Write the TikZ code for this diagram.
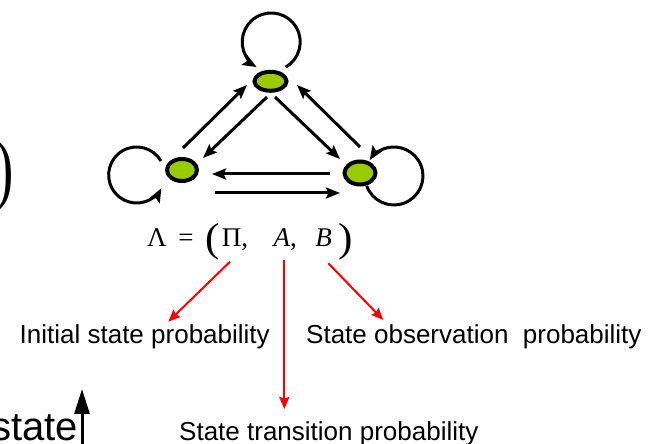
\documentclass[tikz,border=0pt]{standalone}
\usepackage{fontspec}
\setmainfont{Liberation Serif}
\newfontfamily\labelfont{Liberation Sans}
\usetikzlibrary{shapes.geometric,arrows.meta}
\definecolor{stategreen}{RGB}{153,204,0}
\newcommand\tallparen[1]{\raisebox{-0.1em}{\scalebox{1}[1.45]{#1}}}
\newcommand\fparen[1]{\raisebox{-0.155em}{\scalebox{1.6}[1.5]{#1}}}
\begin{document}
\begin{tikzpicture}[x=1pt,y=1pt,
  hmmstate/.style={ellipse, draw=black, line width=4pt, fill=stategreen, inner sep=0pt},
  blackarr/.style={line width=3pt, -{Stealth[length=14pt,width=11pt,inset=2.5pt]}},
  redarr/.style={draw=red, line width=2pt, -{Stealth[length=12pt,width=10pt,inset=1.5pt]}},
  lbl/.style={font=\labelfont\fontsize{26}{30}\selectfont, inner sep=0pt},
]
\useasboundingbox (0,0) rectangle (650,444);

% states
\node[hmmstate, minimum width=32pt, minimum height=19pt] (top) at (270.5,362.7) {};
\node[hmmstate, minimum width=30pt, minimum height=22pt] (left) at (182,274) {};
\node[hmmstate, minimum width=31pt, minimum height=23pt] (right) at (360,271) {};

% self loops
\draw[blackarr] ([shift={(15.2,14.2)}]top.center) arc[start angle=-60, end angle=240, radius=29pt];
\draw[blackarr] ([shift={(-21.1,9)}]left.center) arc[start angle=30, end angle=332, radius=28pt];
\draw[blackarr] ([shift={(6.7,-12.9)}]right.center) arc[start angle=200, end angle=507, radius=29pt];

% transitions
\draw[blackarr] ([shift={(1,22)}]left.center) -- ([shift={(-23.5,-3.7)}]top.center);
\draw[blackarr] ([shift={(-3.5,-15.7)}]top.center) -- ([shift={(21,12)}]left.center);
\draw[blackarr] ([shift={(4.5,-15.7)}]top.center) -- ([shift={(-20,14)}]right.center);
\draw[blackarr] ([shift={(0,26)}]right.center) -- ([shift={(26.5,-3.7)}]top.center);
\draw[blackarr] ([shift={(-30,-1)}]right.center) -- ([shift={(30,-4)}]left.center);
\draw[blackarr] ([shift={(33,-23)}]left.center) -- ([shift={(-20,-20)}]right.center);

% formula
\node[anchor=base west, inner sep=0pt, font=\fontsize{27}{30}\selectfont] (formula) at (147,197)
  {Λ\hspace{11.6pt}=\hspace{11.6pt}\fparen{(}\hspace{2.2pt}Π,\hspace{25.6pt}\textit{A},\hspace{18.6pt}\textit{B}\hspace{6.1pt}\fparen{)}};

% cut-off parenthesis on the left
\node[anchor=east, inner sep=0pt, font=\fontsize{55}{60}\selectfont] (bigparen) at (14.5,268) {\tallparen{)}};

% labels
\node[lbl, anchor=base west] (init) at (19.5,100) {Initial state probability};
\node[lbl, anchor=base west] (obs) at (306,100) {State observation\ \ probability};
\node[lbl, anchor=base west] (trans) at (179,3.3) {State transition probability};
\node[anchor=base east, inner sep=0pt, font=\labelfont\fontsize{40}{44}\selectfont] (statelbl) at (78,3) {state};

% red arrows
\draw[redarr] ([shift={(83,-14.7)}]formula.base west) -- ([shift={(148.8,22.3)}]init.base west);
\draw[redarr] ([shift={(137.3,-13)}]formula.base west) -- ([shift={(105.3,31.7)}]trans.base west);
\draw[redarr] ([shift={(181.3,-16.3)}]formula.base west) -- ([shift={(77.3,24)}]obs.base west);

% state axis arrow
\draw[line width=3pt, -{Triangle[length=25pt,width=15pt]}] ([shift={(4,-3)}]statelbl.base east) -- ([shift={(4,52)}]statelbl.base east);
\end{tikzpicture}
\end{document}
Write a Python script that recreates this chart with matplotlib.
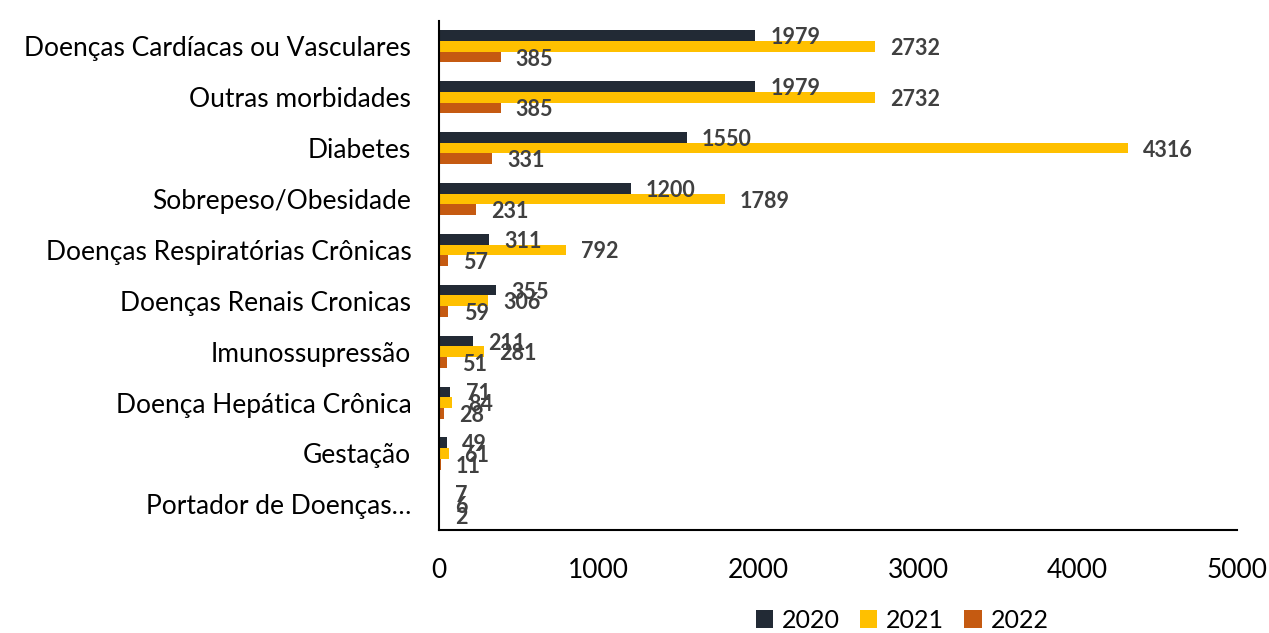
import numpy as np
import matplotlib.pyplot as plt

plt.rcParams['font.family'] = ['Lato', 'DejaVu Sans']

categories = ['Doenças Cardíacas ou Vasculares', 'Outras morbidades', 'Diabetes',
              'Sobrepeso/Obesidade', 'Doenças Respiratórias Crônicas',
              'Doenças Renais Cronicas', 'Imunossupressão', 'Doença Hepática Crônica',
              'Gestação', 'Portador de Doenças…']
years = ['2020', '2021', '2022']
vals_2020 = [1979, 1979, 1550, 1200, 311, 355, 211, 71, 49, 7]
vals_2021 = [2732, 2732, 4316, 1789, 792, 306, 281, 84, 61, 6]
vals_2022 = [385, 385, 331, 231, 57, 59, 51, 28, 11, 2]
colors = ['#222A35', '#FFC000', '#C55A11']

fig = plt.figure(figsize=(12.69, 6.33), dpi=100)
ax = fig.add_axes([0.346, 0.163, 0.629, 0.804])

y = np.arange(len(categories))
h = 0.21
series = [vals_2020, vals_2021, vals_2022]
for i, (vals, col, yr) in enumerate(zip(series, colors, years)):
    pos = y + (i - 1) * h
    ax.barh(pos, vals, height=h, color=col, label=yr, zorder=2)
    for p, v in zip(pos, vals):
        ax.annotate(str(v), (v, p), xytext=(11, -1.5), textcoords='offset points',
                    ha='left', va='center', fontsize=15.5, fontweight='bold',
                    color='#404040', zorder=5)

ax.set_xlim(0, 5000)
ax.set_ylim(len(categories) - 0.5, -0.5)
ax.set_xticks([0, 1000, 2000, 3000, 4000, 5000])
ax.set_yticks(y)
ax.set_yticklabels(categories)
ax.tick_params(axis='both', length=0, labelsize=19)
ax.tick_params(axis='x', pad=20)
ax.tick_params(axis='y', pad=20)
for s in ['top', 'right']:
    ax.spines[s].set_visible(False)
for s in ['left', 'bottom']:
    ax.spines[s].set_linewidth(1.5)
    ax.spines[s].set_color('black')

ax.legend(loc='center', bbox_to_anchor=(0.58, -0.178), ncol=3, frameon=False,
          fontsize=18, handlelength=0.7, handleheight=0.7, columnspacing=0.8,
          handletextpad=0.35, borderpad=0)

fig.savefig('out.png', dpi=100)
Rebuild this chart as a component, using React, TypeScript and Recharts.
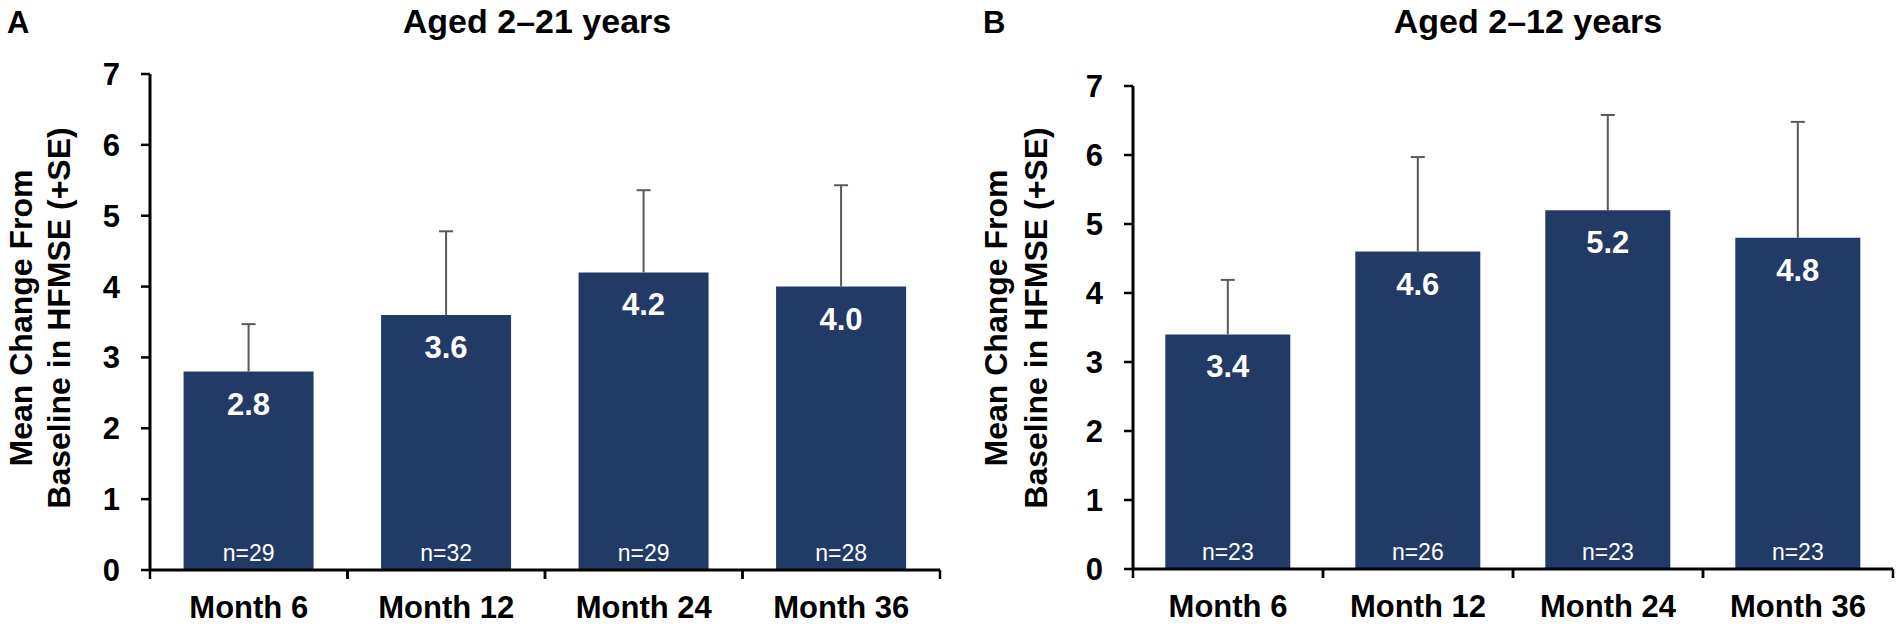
import React from "react";
import { BarChart, Bar, XAxis, YAxis, ErrorBar, LabelList } from "recharts";

const months = ["Month 6", "Month 12", "Month 24", "Month 36"];

// Panel A: aged 2–21 years
const meanA = [2.8, 3.6, 4.2, 4.0];
const seA = [0.67, 1.18, 1.16, 1.43];
const nA = [29, 32, 29, 28];

// Panel B: aged 2–12 years
const meanB = [3.4, 4.6, 5.2, 4.8];
const seB = [0.79, 1.37, 1.38, 1.68];
const nB = [23, 26, 23, 23];

const yTicks = [0, 1, 2, 3, 4, 5, 6, 7];

const FONT = "'Liberation Sans', Arial, Helvetica, sans-serif";
const BAR = "#223a66";

const buildRows = (mean: number[], se: number[], n: number[]) =>
  months.map((m, i) => ({ month: m, mean: mean[i], err: [0, se[i]], n: n[i] }));

const MonthTick = (props: any) => {
  const { x, y, payload, width, visibleTicksCount, band } = props;
  const bw = width && visibleTicksCount ? width / visibleTicksCount : band;
  return (
    <g>
      <line x1={x - bw / 2} y1={y} x2={x - bw / 2} y2={y + 9} stroke="#000" strokeWidth={2.5} />
      <line x1={x + bw / 2} y1={y} x2={x + bw / 2} y2={y + 9} stroke="#000" strokeWidth={2.5} />
      <text x={x} y={y + 48} textAnchor="middle" fontFamily={FONT} fontWeight="bold" fontSize={31} fill="#000">
        {payload.value}
      </text>
    </g>
  );
};

const ValueLabel = (props: any) => {
  const { x, y, width, value } = props;
  return (
    <text x={x + width / 2} y={y + 43} textAnchor="middle" fontFamily={FONT} fontWeight="bold" fontSize={31} fill="#fff">
      {Number(value).toFixed(1)}
    </text>
  );
};

const NLabel = (props: any) => {
  const { x, y, width, height, value } = props;
  return (
    <text x={x + width / 2} y={y + height - 9} textAnchor="middle" fontFamily={FONT} fontSize={23} fill="#fff">
      {`n=${value}`}
    </text>
  );
};

const makeYLabel = (b1: number, b2: number, cy: number) => (props: any) => {
  const vx = props.viewBox ? props.viewBox.x : 0;
  const x1 = vx + b1;
  const x2 = vx + b2;
  const common = { textAnchor: "middle" as const, fontFamily: FONT, fontWeight: "bold", fontSize: 32, fill: "#000" };
  return (
    <g>
      <text x={x1} y={cy} transform={`rotate(-90, ${x1}, ${cy})`} {...common}>
        Mean Change From
      </text>
      <text x={x2} y={cy} transform={`rotate(-90, ${x2}, ${cy})`} {...common}>
        Baseline in HFMSE (+SE)
      </text>
    </g>
  );
};

type PanelProps = {
  rows: any[];
  width: number;
  top: number;
  xAxisHeight: number;
  yAxisWidth: number;
  right: number;
  band: number;
  labelBase: [number, number];
};

const Panel = ({ rows, width, top, xAxisHeight, yAxisWidth, right, band, labelBase }: PanelProps) => (
  <BarChart
    width={width}
    height={629}
    data={rows}
    margin={{ top, right, bottom: 0, left: 0 }}
    barCategoryGap="17%"
  >
    <XAxis
      dataKey="month"
      height={xAxisHeight}
      axisLine={{ stroke: "#000", strokeWidth: 3 }}
      tickLine={false}
      tickSize={0}
      tickMargin={0}
      interval={0}
      tick={<MonthTick band={band} />}
    />
    <YAxis
      type="number"
      domain={[0, 7]}
      ticks={yTicks}
      interval={0}
      width={yAxisWidth}
      axisLine={{ stroke: "#000", strokeWidth: 3 }}
      tickLine={{ stroke: "#000", strokeWidth: 2.5 }}
      tickSize={9}
      tickMargin={21}
      tick={{ fontFamily: FONT, fontWeight: "bold", fontSize: 31, fill: "#000" }}
      label={{ content: makeYLabel(labelBase[0], labelBase[1], 318) }}
    />
    <Bar dataKey="mean" fill={BAR} isAnimationActive={false}>
      <ErrorBar dataKey="err" width={7} stroke="#595959" strokeWidth={2} direction="y" />
      <LabelList dataKey="mean" content={<ValueLabel />} />
      <LabelList dataKey="n" content={<NLabel />} />
    </Bar>
  </BarChart>
);

export default function App() {
  const rowsA = buildRows(meanA, seA, nA);
  const rowsB = buildRows(meanB, seB, nB);
  return (
    <div style={{ position: "absolute", left: 0, top: 0, width: 1901, height: 629, background: "#fff" }}>
      <style>{`.recharts-errorBar line:nth-of-type(3){display:none}`}</style>
      <div style={{ position: "absolute", left: 0, top: 0 }}>
        <Panel
          rows={rowsA}
          width={950}
          top={74}
          xAxisHeight={59}
          yAxisWidth={150}
          right={10}
          band={197.5}
          labelBase={[32, 70]}
        />
      </div>
      <div style={{ position: "absolute", left: 950, top: 0 }}>
        <Panel
          rows={rowsB}
          width={951}
          top={86}
          xAxisHeight={60}
          yAxisWidth={183}
          right={8}
          band={190}
          labelBase={[57, 97]}
        />
      </div>
      <svg width={1901} height={629} style={{ position: "absolute", left: 0, top: 0, pointerEvents: "none" }}>
        <text x={7} y={33} fontFamily={FONT} fontWeight="bold" fontSize={31} fill="#000">A</text>
        <text x={537} y={33} textAnchor="middle" fontFamily={FONT} fontWeight="bold" fontSize={34} fill="#000">
          Aged 2–21 years
        </text>
        <text x={983} y={33} fontFamily={FONT} fontWeight="bold" fontSize={31} fill="#000">B</text>
        <text x={1528} y={33} textAnchor="middle" fontFamily={FONT} fontWeight="bold" fontSize={34} fill="#000">
          Aged 2–12 years
        </text>
      </svg>
    </div>
  );
}
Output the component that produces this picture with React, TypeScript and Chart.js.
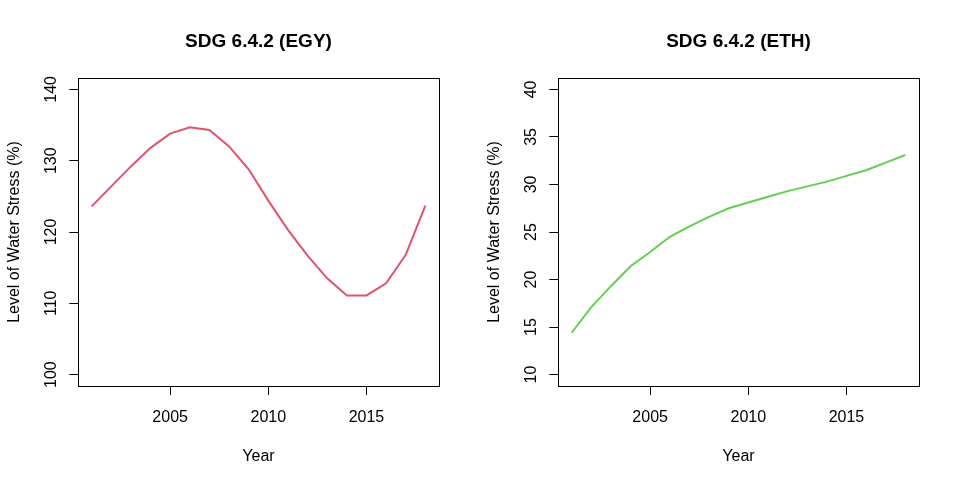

================================

# [TASK REQUIREMENTS]
Only the number is wanted: how many lines in the entries above contain the string "matplotlib"?

# [EXERCISE RESPONSE]
2